A decisão coloca fim a uma disputa em torno do tema que havia entre as turmas da corte, de acordo com o advogado. A maioria delas entendia que a alteração de 2017 valia para os contratos em curso.
“Prevaleceu o entendimento, já chancelado pela maioria das turmas julgadoras do TST, no sentido de que inexiste direito adquirido frente ao advento de uma nova ordem jurídica.”
O caso
O caso concreto é o de uma trabalhadora que pediu para ser remunerada pelas horas de trajeto no ônibus fornecido pela empresa entre 2013 e 2018. A empregadora alegou que, a partir da reforma de 2017, o tempo de percurso deixou de ser considerado como à disposição do empregador.
A Confederação Nacional da Indústria (CNI), a Confederação da Agricultura e Pecuária do Brasil (CNA), a Confederação Nacional do Sistema Financeiro (Consif) e a Central Única dos Trabalhadores participaram do julgamento como amici curiae (amigas da corte).
Em outubro, o ministro Aloysio Corrêa da Veiga disse em entrevista à revista eletrônica Consultor Jurídico que a formação de precedentes é a prioridade de sua gestão e destacou o julgamento sobre direito intertemporal.
“É preciso estabelecer uma cultura do precedente e que isso vá para o inconsciente da própria atividade jurisdicional e da Justiça do Trabalho como um todo, atingindo, inclusive, os beneficiários, os advogados e todos aqueles voltados à atividade jurisdicional. (…) Um (julgamento) que está pendente é a questão do direito intertemporal. A aplicação da Lei da Reforma Trabalhista. E esta já está aguardando designação de pauta para julgamento”, afirmou ele na ocasião.
Voto do relator
Segundo o relator da matéria, a Lei de Introdução às Normas do Direito Brasileiro (Decreto-Lei 4.657/1942) define que leis em vigor têm efeito imediato e geral, respeitados o ato jurídico perfeito, o direito adquirido e a coisa julgada.
“No Direito brasileiro inexiste direito adquirido a um determinado estatuto legal ou regime jurídico, inclusive aquele que predomina nas relações de emprego”, afirmou o ministro Aloysio em seu voto.

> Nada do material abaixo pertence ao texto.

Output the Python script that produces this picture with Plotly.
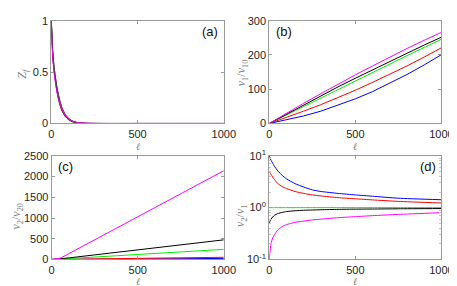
import plotly.graph_objects as go

# ---------------- data ----------------
colors = ["#0000ff", "#ff0000", "#00ee00", "#000000", "#ff00ff"]
names = ["blue", "red", "green", "black", "magenta"]

# (a) Z_f vs ell
ell_a = [0, 5, 10, 15, 20, 30, 40, 50, 60, 80, 100, 125, 150, 200, 300, 500, 1000]
zf = {
    "blue":    [1.0, 0.80, 0.66, 0.57, 0.50, 0.38, 0.29, 0.22, 0.16, 0.09, 0.05, 0.022, 0.009, 0.002, 0, 0, 0],
    "red":     [1.0, 0.79, 0.65, 0.56, 0.49, 0.37, 0.28, 0.21, 0.155, 0.085, 0.047, 0.021, 0.009, 0.002, 0, 0, 0],
    "green":   [1.0, 0.77, 0.63, 0.54, 0.47, 0.35, 0.26, 0.19, 0.14, 0.075, 0.04, 0.017, 0.007, 0.001, 0, 0, 0],
    "black":   [1.0, 0.76, 0.62, 0.53, 0.46, 0.34, 0.25, 0.18, 0.13, 0.07, 0.037, 0.015, 0.006, 0.001, 0, 0, 0],
    "magenta": [1.0, 0.74, 0.60, 0.51, 0.44, 0.33, 0.245, 0.19, 0.14, 0.08, 0.045, 0.02, 0.009, 0.002, 0, 0, 0],
}

# (b) v1/v10 vs ell
ell_b = [0, 100, 200, 300, 400, 500, 600, 700, 800, 900, 1000]
v1 = {
    "blue":    [0, 10, 22, 36, 53, 72, 93, 117, 143, 171, 201],
    "red":     [0, 17, 36, 55, 75, 97, 120, 143, 168, 194, 221],
    "green":   [0, 25, 50, 75, 100, 125, 149, 173, 198, 222, 246],
    "black":   [0, 27, 54, 81, 107, 132, 157, 182, 205, 229, 252],
    "magenta": [0, 30, 59, 87, 115, 142, 168, 194, 219, 243, 266],
}

# (c) v2/v20 vs ell
ell_c = [0, 50, 100, 250, 500, 750, 1000]
v2 = {
    "blue":    [0, 1, 2, 6, 12, 19, 25],
    "red":     [0, 2, 5, 13, 27, 40, 53],
    "green":   [0, 8, 20, 58, 120, 182, 244],
    "black":   [0, 12, 38, 110, 235, 355, 473],
    "magenta": [0, 30, 140, 475, 1030, 1590, 2140],
}

# (d) v2/v1 vs ell (log y)
ell_d = [0, 10, 20, 30, 50, 75, 100, 150, 200, 250, 300, 400, 500, 600, 750, 1000]
ratio = {
    "blue":    [10.0, 8.2, 7.2, 6.3, 5.1, 4.2, 3.6, 2.9, 2.5, 2.2, 2.05, 1.88, 1.76, 1.66, 1.52, 1.42],
    "red":     [5.0, 4.4, 3.9, 3.5, 2.9, 2.55, 2.33, 2.05, 1.88, 1.76, 1.68, 1.56, 1.48, 1.41, 1.32, 1.23],
    "green":   [1.0] * 16,
    "black":   [0.5, 0.6, 0.66, 0.71, 0.77, 0.81, 0.84, 0.87, 0.89, 0.9, 0.91, 0.925, 0.935, 0.94, 0.95, 0.96],
    "magenta": [0.1, 0.2, 0.26, 0.3, 0.37, 0.43, 0.47, 0.52, 0.55, 0.58, 0.6, 0.64, 0.67, 0.7, 0.74, 0.8],
}

xticks = [0, 500, 1000]

# ---------------- figure ----------------
W, H = 457, 286
fig = go.Figure()

def px_x(a, b):
    return [a / W, b / W]

def px_y(top, bot):
    return [1 - bot / H, 1 - top / H]

panels = [
    ("x", "y", ell_a, zf, "spline"),
    ("x2", "y2", ell_b, v1, "linear"),
    ("x3", "y3", ell_c, v2, "linear"),
    ("x4", "y4", ell_d, ratio, "spline"),
]
for xa, ya, ell, data, shp in panels:
    for n, c in zip(names, colors):
        fig.add_trace(go.Scatter(x=ell, y=data[n], mode="lines",
                                 line=dict(color=c, width=1, shape=shp, smoothing=0.5),
                                 xaxis=xa, yaxis=ya, showlegend=False, hoverinfo="skip"))

tickfont = dict(family="Liberation Sans, Arial, sans-serif", size=11, color="#262626")
axcol = "#9a9a9a"
common = dict(showgrid=False, zeroline=False, showline=True, linecolor=axcol, linewidth=1,
              mirror="ticks", ticks="inside", ticklen=3, tickcolor=axcol, tickfont=tickfont)

doms_x = {1: px_x(41.7, 220), 2: px_x(267, 445), 3: px_x(42, 220), 4: px_x(267, 445)}
doms_y = {1: px_y(5, 113), 2: px_y(5, 113), 3: px_y(147, 256), 4: px_y(147, 256)}

layout = dict(width=W, height=H, margin=dict(l=0, r=0, t=0, b=0),
              paper_bgcolor="white", plot_bgcolor="white", showlegend=False)
for i in range(1, 5):
    sx = "" if i == 1 else str(i)
    layout["xaxis" + sx] = dict(common, domain=doms_x[i], range=[0, 1000], tickvals=xticks,
                                anchor="y" + sx, ticklabelstandoff=0)
    layout["yaxis" + sx] = dict(common, domain=doms_y[i], anchor="x" + sx)

minor_vals = [0.2, 0.3, 0.4, 0.5, 0.6, 0.7, 0.8, 0.9, 2, 3, 4, 5, 6, 7, 8, 9]
layout["yaxis"].update(range=[0, 1], tickvals=[0, 0.5, 1], ticktext=["0", "0.5", "1"])
layout["yaxis2"].update(range=[0, 300], tickvals=[0, 100, 200, 300])
layout["yaxis3"].update(range=[0, 2500], tickvals=[0, 500, 1000, 1500, 2000, 2500])
layout["yaxis4"].update(type="log", range=[-1, 1], tickvals=[0.1, 1, 10],
                        ticktext=["10<sup>-1</sup>", "10<sup>0</sup>", "10<sup>1</sup>"],
                        minor=dict(tickvals=minor_vals, ticks="inside", ticklen=2,
                                   tickcolor="#c8c8c8", showgrid=False))
fig.update_layout(**layout)

lab = dict(family="Liberation Serif, DejaVu Serif, serif", size=12, color="#7f7f7f")
def ann(text, x, y, angle=0, font=lab, xanchor="center", pad=1):
    fig.add_annotation(text=text, x=x / W, y=1 - y / H, xref="paper", yref="paper",
                       showarrow=False, textangle=angle, font=font, xanchor=xanchor,
                       yanchor="middle", borderpad=pad)

xl = dict(lab, size=10)
# x titles
for xc, yc in [(131, 137), (356, 137), (131, 279.5), (356, 279.5)]:
    ann("<i>ℓ</i>", xc, yc, font=xl, pad=0)
# y titles
ann("<i>Z</i><sub><i>f</i></sub>", 12, 60, -90)
ann("<i>v</i><sub>1</sub>/<i>v</i><sub>10</sub>", 239, 60, -90)
ann("<i>v</i><sub>2</sub>/<i>v</i><sub>20</sub>", 6, 210, -90)
ann("<i>v</i><sub>2</sub>/<i>v</i><sub>1</sub>", 238, 210, -90)

pf = dict(family="Liberation Sans, Arial, sans-serif", size=13, color="#111111")
ann("(a)", 216, 16, font=pf, xanchor="right")
ann("(b)", 272, 16, font=pf, xanchor="left")
ann("(c)", 47, 158, font=pf, xanchor="left")
ann("(d)", 441, 158, font=pf, xanchor="right")

fig.write_html("out.html")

Segundo ele, a nova lei não afetou ajustes feitos entre as partes para manter um direito que era previsto antes da reforma. No entanto, a lei de 2017 teve aplicação imediata.
“Quando o conteúdo de um contrato decorre de lei, a lei nova imperativa se aplica imediatamente aos contratos em curso, quanto a seus fatos pendentes e futuros”, prosseguiu ele.
O relator foi seguido pelos ministros Luiz Philippe Vieira de Mello, Dora Maria da Costa, Guilherme Augusto Caputo Bastos, Alexandre Agra Belmonte, Douglas Alencar Rodrigues, Maria Cristina Peduzzi, Breno Medeiros, Alexandre Luiz Ramos, Luiz José Dezena da Silva, Evandro Pereira Valadão Lopes, Amaury Rodrigues Pinto Junior, Morgana de Almeida Richa, Sergio Pinto Martins e Ives Gandra da Silva Martins Filho.
Ao acompanhar o relator, o ministro Douglas Alencar Rodrigues afirmou que alterações de bases normativas fazem “nascer um novo conteúdo de direitos e obrigações”.
“O pano de fundo toca ao debate do ato jurídico perfeito. Os contratos firmados antes da lei configuram ato jurídico perfeito? Claro que sim. Mas o conceito de ato jurídico estabelece que é ato jurídico perfeito o já consumado ao tempo que se consumou”, afirmou ele.
Divergência
O ministro Maurício Godinho Delgado abriu a divergência. Segundo ele, o contrato é um negócio jurídico perfeito que deve estar subordinado à lei em curso na época em que foi firmado.
“As normas colhem, sim, as relações jurídicas em curso. O caráter imperativo da legislação se faz sentir para além da vontade dos atores contratuais.”
O magistrado propôs a seguinte tese:
A alteração legislativa introduzida pela Lei nº 13.467/17, que suprime ou modifica direitos trabalhistas, não se aplica aos contratos de trabalho iniciados anteriormente e que estavam em curso na data de vigência da nova lei.
A divergência foi acompanhada pelos ministros Kátia Magalhães Arruda, Augusto César Leite de Carvalho, Freire Pimenta, Delaíde Alves Miranda Arantes, Hugo Scheuermann, Cláudio Mascarenhas Brandão, Maria Helena Mallmann, Alberto Bastos Balazeiro e Liana Chaib.
Ao acompanhar a divergência, a ministra Kátia Magalhães Arruda afirmou que disposições previstas em leis novas só incidem em contratos celebrados a partir da sua vigência.
“Um contrato constitui um bloco de cláusulas que não se pode apreciar se não a partir da legislação ao qual foi entabulado. Em matéria de contrato, o princípio da não retroatividade abre espaço ao princípio da proteção.”